Он отметил, что даже такое серьезное предприятие, как Забайкальская железная дорога, не платило деньги за своих работников, которых было около 50 тысяч.
«Всё в депрессии было»
— Сельское хозяйство кончилось, а у нас, между прочим, было 270 колхозов и совхозов, где работали 200 с лишним тысяч человек. Все заводы, которые были, прекратили свое существование: КСК — там работало порядка 10 тысяч человек, станкостроительный завод и автосборочный кончились, Машзавод потихоньку угасал. Всё встало, люди не получали зарплату. О чем говорить, какие деньги предприятия должны были выделять на систему обязательного медицинского страхования, когда они не находили денег, чтобы отдать зарплату. Не только врачи не получали денег, но и учителя, работники культуры и социальной защиты тоже. Месяцами все сидели без денег. А медицина должна работать как часы. Люди-то болеют не по расписанию. Нам нужно стационары и поликлиники содержать, а денег нет. Их не было даже на санавиацию: самолет не давали, потому что оплатить нечем. Было очень сложно, — вспоминает Борис Петрович.
«Не сделаешь операцию — человек уйдет в другой мир»

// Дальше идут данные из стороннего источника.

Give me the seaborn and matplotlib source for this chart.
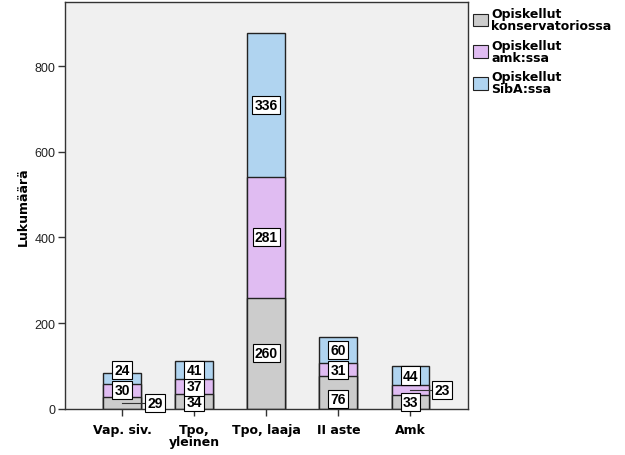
"""Stacked bar chart of student counts per education level."""

import matplotlib
matplotlib.use("Agg")
import matplotlib.pyplot as plt
from matplotlib.patches import Patch
import numpy as np
import seaborn as sns


categories = ["Vap. siv.", "Tpo,\nyleinen", "Tpo, laaja", "II aste", "Amk"]
konservatorio = [29, 34, 260, 76, 33]
amk = [30, 37, 281, 31, 23]
siba = [24, 41, 336, 60, 44]
series_names = ["Opiskellut\nkonservatoriossa", "Opiskellut\namk:ssa",
                "Opiskellut\nSibA:ssa"]
yticks = [0, 200, 400, 600, 800]

GREY = "#CCCCCC"
PURPLE = "#E0BCF2"
BLUE = "#B0D4F0"
EDGE = "#222222"

# label position tweaks (dx in categories, y in data units)
label_pos = {
  (0, 0): (0.46, 14), (0, 2): (0.0, 90),
  (3, 0): (0.0, 24),
  (4, 1): (0.44, 44),
}

def main():
  fig = plt.figure(figsize=(6.25, 4.56), dpi=100)
  ax = fig.add_axes([0.104, 0.101, 0.645, 0.892])
  ax.set_facecolor("#F0F0F0")
  bottom = np.array(konservatorio)
  middle = bottom + np.array(amk)
  top = middle + np.array(siba)
  # draw totals first, then overlay lower layers
  for vals, color in [(top, BLUE), (middle, PURPLE), (bottom, GREY)]:
    sns.barplot(x=categories, y=vals, order=categories, color=color,
        width=0.525, edgecolor=EDGE, linewidth=1.0, saturation=1,
        ax=ax, zorder=2)
  ax.set_xlim(-0.79, 4.8)
  ax.set_ylim(0, 949)
  ax.set_yticks(yticks)
  ax.set_yticklabels([str(t) for t in yticks], fontsize=9,
      family="Liberation Sans", color="#222222")
  ax.tick_params(axis="y", length=5, width=1, color="#333333", pad=2)
  ax.tick_params(axis="x", length=5, width=1, color="#333333", pad=5)
  for lab in ax.get_xticklabels():
    lab.set_fontweight("bold")
    lab.set_fontsize(9)
    lab.set_linespacing(0.95)
  ax.set_ylabel("Lukumäärä", fontsize=9, fontweight="bold", labelpad=3)
  ax.set_xlabel("")
  for sp in ax.spines.values():
    sp.set_color("#333333")
    sp.set_linewidth(1.0)
  # value labels
  box = dict(boxstyle="square,pad=0.15", fc="white", ec="black", lw=0.8)
  layers = [(konservatorio, np.zeros(5)), (amk, bottom), (siba, middle)]
  for li, (vals, base) in enumerate(layers):
    for ci, v in enumerate(vals):
      yc = base[ci] + v / 2.0
      dx, yl = label_pos.get((ci, li), (0.0, yc))
      xl = ci + dx
      if dx != 0:
        ax.plot([ci, xl - 0.12], [yl, yl], color="#333333", lw=0.8,
            zorder=3)
      ax.text(xl, yl, str(v), ha="center", va="center", fontsize=10,
          fontweight="bold", family=["Liberation Sans Narrow",
          "Liberation Sans"], bbox=box, zorder=4)
  handles = [Patch(fc=c, ec=EDGE, lw=0.8) for c in (GREY, PURPLE, BLUE)]
  leg = ax.legend(handles, series_names, loc="upper left",
      bbox_to_anchor=(1.005, 0.995), frameon=False,
      prop=dict(weight="bold", size=9), handlelength=1.2,
      handleheight=1.2, handletextpad=0.3, labelspacing=0.55,
      borderaxespad=0.0, borderpad=0.2)
  for t in leg.get_texts():
    t.set_linespacing(0.9)
  fig.savefig("out.png", dpi=100)

main()
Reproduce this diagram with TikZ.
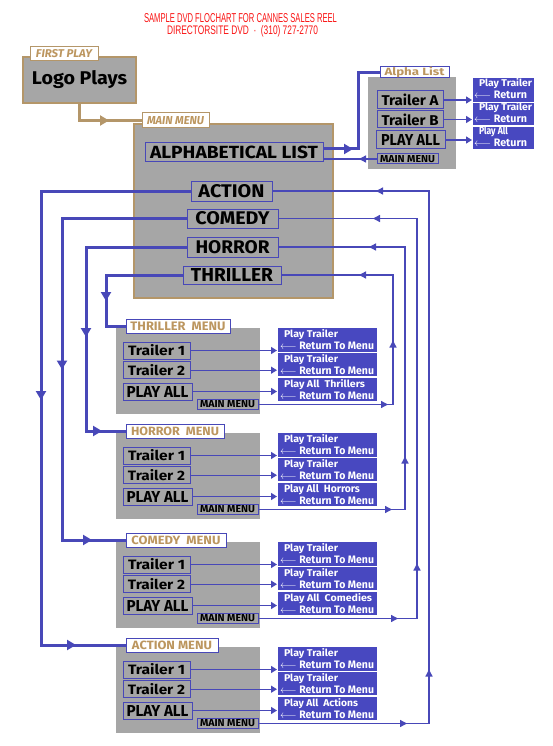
\documentclass[tikz,border=0pt]{standalone}
\usepackage{fontspec}
\usepackage{graphicx}
\setmainfont{Fira Sans}
\newfontfamily\titlefont{Liberation Sans}
\usetikzlibrary{arrows.meta,decorations.markings}
\definecolor{ablue}{RGB}{72,72,184}
\definecolor{bfill}{RGB}{72,72,192}
\definecolor{pgray}{RGB}{166,166,166}
\definecolor{ptan}{RGB}{180,150,105}
\definecolor{ltan}{RGB}{188,150,95}
\definecolor{tred}{RGB}{250,20,20}
\newcommand\fit[3]{\resizebox{#1pt}{#2pt}{#3}}
\tikzset{
 panel/.style={fill=pgray, draw=none, inner sep=0pt, outer sep=0pt},
 tanpanel/.style={panel, draw=ptan, line width=1.2pt},
 btn/.style={draw=ablue, line width=1pt, inner sep=0pt, outer sep=0pt, font=\bfseries, text=black},
 lbl/.style={fill=white, draw=ablue, line width=1pt, inner sep=0pt, outer sep=0pt, text=ltan, font=\bfseries},
 tlbl/.style={lbl, draw=ptan},
 bbox/.style={fill=bfill, draw=none, inner sep=0pt, outer sep=0pt},
 wtxt/.style={text=white, font=\bfseries, inner sep=0pt, outer sep=0pt, anchor=base west},
 ttl/.style={anchor=base, inner sep=0pt, text=tred, font=\titlefont},
 thk/.style={draw=ablue, line width=3pt},
 thn/.style={draw=ablue, line width=1.3pt},
 tanl/.style={draw=ptan, line width=2.6pt},
 tip/.style={-{Triangle[length=6pt,width=7pt]}, shorten >=1pt},
 mk/.style={postaction={decorate,decoration={markings,mark=at position #1 with {\arrow{Triangle[length=9pt,width=10pt]}}}}},
 mks/.style={postaction={decorate,decoration={markings,mark=at position #1 with {\arrow{Triangle[length=7pt,width=7pt]}}}}},
}
% #1 prefix, #2 top of gray panel, #3 label text, #4 label width, #5 label text width, #6 play-all text, #7 its width
\newcommand\MENU[7]{%
 \node[panel, minimum width=144pt, minimum height=86pt] (#1p) at (188,{#2+43}) {};
 \node[lbl, minimum width=#4pt, minimum height=14pt] (#1l) at ({126+#4/2},{#2-2}) {\fit{#5}{8.5}{#3}};
 \node[btn, minimum width=67pt, minimum height=17pt] (#1t1) at (156.5,{#2+22.5}) {\fit{57}{11}{Trailer 1}};
 \node[btn, minimum width=67pt, minimum height=16.5pt] (#1t2) at (156.5,{#2+42.2}) {\fit{57}{11}{Trailer 2}};
 \node[btn, minimum width=69pt, minimum height=17pt] (#1pa) at (157.5,{#2+63.5}) {\fit{62}{11}{PLAY ALL}};
 \node[btn, minimum width=61pt, minimum height=9.5pt] (#1mm) at (227.5,{#2+76.5}) {\fit{55}{7}{MAIN MENU}};
 \node[bbox, minimum width=99pt, minimum height=24pt] (#1b1) at (327.5,{#2+12}) {};
 \node[bbox, minimum width=99pt, minimum height=23pt] (#1b2) at (327.5,{#2+36.5}) {};
 \node[bbox, minimum width=99pt, minimum height=23pt] (#1b3) at (327.5,{#2+61.5}) {};
 \node[wtxt] (#1b1x) at (284,{#2+9.5}) {\fit{54}{8}{Play Trailer}};
 \node[wtxt] (#1b1y) at (280,{#2+21.5}) {\fit{94}{7.5}{$\longleftarrow$ Return To Menu}};
 \node[wtxt] (#1b2x) at (284,{#2+34.5}) {\fit{54}{8}{Play Trailer}};
 \node[wtxt] (#1b2y) at (280,{#2+46.5}) {\fit{94}{7.5}{$\longleftarrow$ Return To Menu}};
 \node[wtxt] (#1b3x) at (284,{#2+59.5}) {\fit{#7}{8}{#6}};
 \node[wtxt] (#1b3y) at (280,{#2+71.5}) {\fit{94}{7.5}{$\longleftarrow$ Return To Menu}};
 \draw[thn, tip] (#1t1.east) -- (#1t1.east -| #1b1.west);
 \draw[thn, tip] (#1t2.east) -- (#1t2.east -| #1b2.west);
 \draw[thn, tip] (#1pa.east) -- (#1pa.east -| #1b3.west);
}
\begin{document}
\begin{tikzpicture}[x=1pt,y=-1pt]
\fill[white] (0,0) rectangle (553,746);
\useasboundingbox (0,0) rectangle (553,746);

% title
\node[ttl] (title1) at (240.5,23) {\fit{193}{9}{SAMPLE DVD FLOCHART FOR CANNES SALES REEL}};
\node[ttl] (title2) at (242.5,34.5) {\fit{151}{9}{DIRECTORSITE DVD\ \ ·\ \ (310) 727-2770}};

% first play
\node[tanpanel, minimum width=113pt, minimum height=46pt, font=\bfseries] (logo) at (79.5,80) {\fit{95}{14}{Logo Plays}};
\node[tlbl, minimum width=68pt, minimum height=14pt] (fpl) at (64,54) {\fit{56}{8}{\itshape FIRST PLAY}};

% main menu
\node[tanpanel, minimum width=199pt, minimum height=174pt] (mm) at (233.5,211) {};
\node[tlbl, minimum width=67pt, minimum height=15pt] (mml) at (175.5,120.5) {\fit{57}{8}{\itshape MAIN MENU}};
\draw[tanl, mk=47pt] (logo.south) |- (mml.west);

% alpha list group
\node[panel, minimum width=88pt, minimum height=92pt] (ap) at (412,123) {};
\node[bbox, minimum width=61pt, minimum height=24pt] (ab1) at (503.5,90) {};
\node[bbox, minimum width=61pt, minimum height=22pt] (ab2) at (503.5,114) {};
\node[bbox, minimum width=61pt, minimum height=22pt] (ab3) at (503.5,138) {};
\node[wtxt] (ab1x) at (479,87) {\fit{53}{8}{Play Trailer}};
\node[wtxt] (ab1y) at (474,99) {\fit{53}{7.5}{$\longleftarrow$ Return}};
\node[wtxt] (ab2x) at (479,111) {\fit{53}{8}{Play Trailer}};
\node[wtxt] (ab2y) at (474,123) {\fit{53}{7.5}{$\longleftarrow$ Return}};
\node[wtxt] (ab3x) at (479,135) {\fit{29}{8}{Play All}};
\node[wtxt] (ab3y) at (474,147) {\fit{53}{7.5}{$\longleftarrow$ Return}};

% menus
\MENU{th}{328}{THRILLER\ \ MENU}{104}{95}{Play All\ \ Thrillers}{81}
\MENU{ho}{433}{HORROR\ \ MENU}{98}{88}{Play All\ \ Horrors}{76}
\MENU{co}{542}{COMEDY\ \ MENU}{100}{89}{Play All\ \ Comedies}{88}
\MENU{ac}{647}{ACTION MENU}{92}{80}{Play All\ \ Actions}{74}

% main menu buttons
\node[btn, minimum width=178pt, minimum height=19pt] (alph) at (234,152.5) {\fit{168}{12.5}{ALPHABETICAL LIST}};
\node[btn, minimum width=81pt, minimum height=20pt] (action) at (231.5,191) {\fit{66}{13}{ACTION}};
\node[btn, minimum width=91pt, minimum height=19pt] (comedy) at (232.5,218.5) {\fit{74}{13}{COMEDY}};
\node[btn, minimum width=91pt, minimum height=20pt] (horror) at (232.5,247) {\fit{74}{13}{HORROR}};
\node[btn, minimum width=98pt, minimum height=18pt] (thriller) at (232,275) {\fit{82}{13}{THRILLER}};

% alpha buttons
\node[lbl, minimum width=69pt, minimum height=11pt] (al) at (414.5,72.5) {\fit{60}{8.5}{Alpha List}};
\node[btn, minimum width=66pt, minimum height=18pt] (ta) at (410,100) {\fit{57}{11.5}{Trailer A}};
\node[btn, minimum width=66pt, minimum height=17pt] (tb) at (410,119.5) {\fit{57}{11.5}{Trailer B}};
\node[btn, minimum width=69pt, minimum height=18pt] (apa) at (410.5,140) {\fit{59}{11}{PLAY ALL}};
\node[btn, minimum width=61pt, minimum height=10pt] (amm) at (407.5,159) {\fit{55}{7}{MAIN MENU}};

% alpha connectors
\draw[thk, mk=30pt] ([yshift=3.5pt]alph.east) -- ++(35,0) |- (al.west);
\draw[thn, mks=18pt] (amm.west) -- (amm.west -| alph.east);
\draw[thn, tip] (ta.east) -- (ta.east -| ab1.west);
\draw[thn, tip] (tb.east) -- (tb.east -| ab2.west);
\draw[thn, tip] (apa.east) -- (apa.east -| ab3.west);

% genre connectors (thick)
\draw[thk, mk=103pt] (thriller.west) -- ++(-77,0) |- (thl.west);
\draw[thk, mk=191pt, mk=-24pt] (horror.west) -- ++(-101,0) |- (hol.west);
\draw[thk, mk=276pt, mk=-34pt] (comedy.west) -- ++(-125,0) |- (col.west);
\draw[thk, mk=359pt, mk=-50pt] (action.west) -- ++(-150,0) |- (acl.west);

% return connectors (thin)
\draw[thn, mks=130pt, mks=199pt, mks=-78pt] (thmm.east) -- ++(135,0) |- (thriller.east);
\draw[thn, mks=134pt, mks=200pt, mks=-91pt] (homm.east) -- ++(147,0) |- (horror.east);
\draw[thn, mks=140pt, mks=214pt, mks=-95pt] (comm.east) -- ++(159,0) |- (comedy.east);
\draw[thn, mks=149pt, mks=225pt, mks=-104pt] (acmm.east) -- ++(171,0) |- (action.east);
\end{tikzpicture}
\end{document}
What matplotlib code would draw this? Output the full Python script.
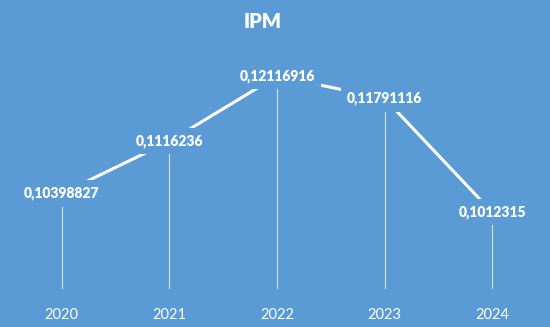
import numpy as np
import matplotlib.pyplot as plt

plt.rcParams['font.family'] = ['Lato', 'DejaVu Sans']

## chart data
years = ['2020', '2021', '2022', '2023', '2024']
ipm = [0.10398827, 0.1116236, 0.12116916, 0.11791116, 0.1012315]

bg = '#5B9BD5'
fig = plt.figure(figsize=(5.5, 3.27), dpi=100, facecolor=bg)
ax = fig.add_axes([8/550, 38/327, 538/550, 239/327])
ax.set_facecolor(bg)

x = np.arange(len(years))
ax.vlines(x, 0.09, ipm, color='white', linewidth=0.8, alpha=0.75, zorder=1)
ax.plot(x, ipm, color='white', linewidth=2.2, solid_capstyle='butt', zorder=2)

# data labels sit on top of the points, hiding the line behind them
for xi, v in zip(x, ipm):
    ax.text(xi, v, str(v).replace('.', ','), ha='center', va='center',
            color='white', fontsize=10, fontweight='heavy', zorder=3,
            bbox=dict(boxstyle='square,pad=0.45', facecolor=bg, edgecolor='none'))

ax.set_xlim(-0.5, len(years) - 0.5)
ax.set_ylim(0.09, 0.125)
ax.set_xticks(x)
ax.set_xticklabels(years, color='white', fontsize=10.5)
ax.tick_params(axis='x', length=0, pad=14)
ax.set_yticks([])
for s in ax.spines.values():
    s.set_visible(False)

fig.text(263/550, 1 - 21/327, 'IPM', ha='center', va='center', color='white',
         fontsize=14.5, fontweight='heavy')

plt.savefig('out.png', dpi=100, facecolor=bg)
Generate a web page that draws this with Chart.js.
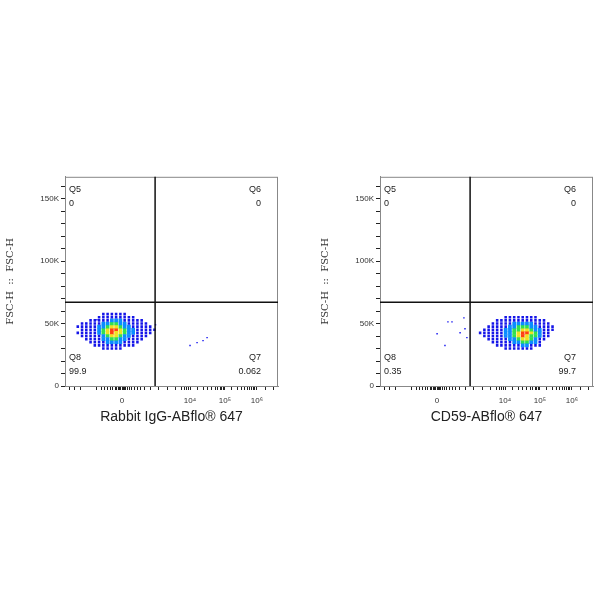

Историю с шовным материалом из парашютов мне рассказывали и Борис Петрович, и Равиль Фаритович. Суть в том, что в Краевой клинической больнице не было нитей, которыми зашивают раны. Выход нашли такой — выкупили или просто взяли у военных списанные шелковые парашюты, распустили их на тончайшие нити, обработали спиртом и шили ими раны.
— А голодовки? Коллективные голодовки в районах. И Алек-Завод, и Газ-Завод, и Агинский округ, и Балей — все. Помню, приехал в одну больницу — там во дворе человек 40 раскладушки поставили, они несколько дней там лежали, укрылись ватными одеялами — дело по осени было — рядом стоят бутылки с водичкой. Или вот приехал в другую больницу, захожу на пищеблок — стоит одна кастрюля литра на 4 и там кипяток. Повара спрашиваю: «Что это у вас, чем кормить будете больных?» Она открывает стол, открывает несколько банок щей-борщей: «Вот заправлю туда». Я: «А ещё?» Она: «Ну хлеб дадим, чай еще». Такие ужасные времена мы переживали. Это должно войти в историю, — сказал бывший глава краевого Минздрава.
«И нападения были»
Однажды на него напали пациенты краевого тубдиспансера, когда он приехал туда по звонку о митинге. Толпа из 30–40 человек начала его душить его же шарфом. Говорит, хорошо, что был помоложе — смог вывернуться из цепких рук мужиков и сбежать. Прыгнул в машину и уехал оттуда.
— До этого, в Советском Союзе такого не было. Я работал много лет главным врачом в Нер-Заводе. Если, не дай бог, с утра зарплату не принесли, Госбанк не дал деньги, и говорят, что будут только к вечеру, тут же мне звонит прокуратура: «Борис Петрович, а в чем вопрос?!» Отсчет шел на часы. И вот после такого порядка людям не платили зарплаты и пенсии месяцами. Спасибо нашему народу, что он не поднял бунт или революцию, — сказал в конце нашего диалога Борис Петрович.
***
Жизнь в маленьком поселке, конечно, не была такой, как в городах, — никто не выходил на митинги, потому что такое мероприятие никого бы не заинтересовало, люди просто выживали как могли. Моя среднестатистическая семья сейчас живет в 100 раз лучше, чем жили мои родители, когда ребенком была я. И плохо тогда было почти всем. Иногда мне кажется, что современные дети совсем ничего не ценят, они не знают, как это, когда дома нет ничего, в том числе хлеба и картошки. Одновременно с этим я не хочу, чтобы они пережили то, что было в 90-х. Ни за что и никогда.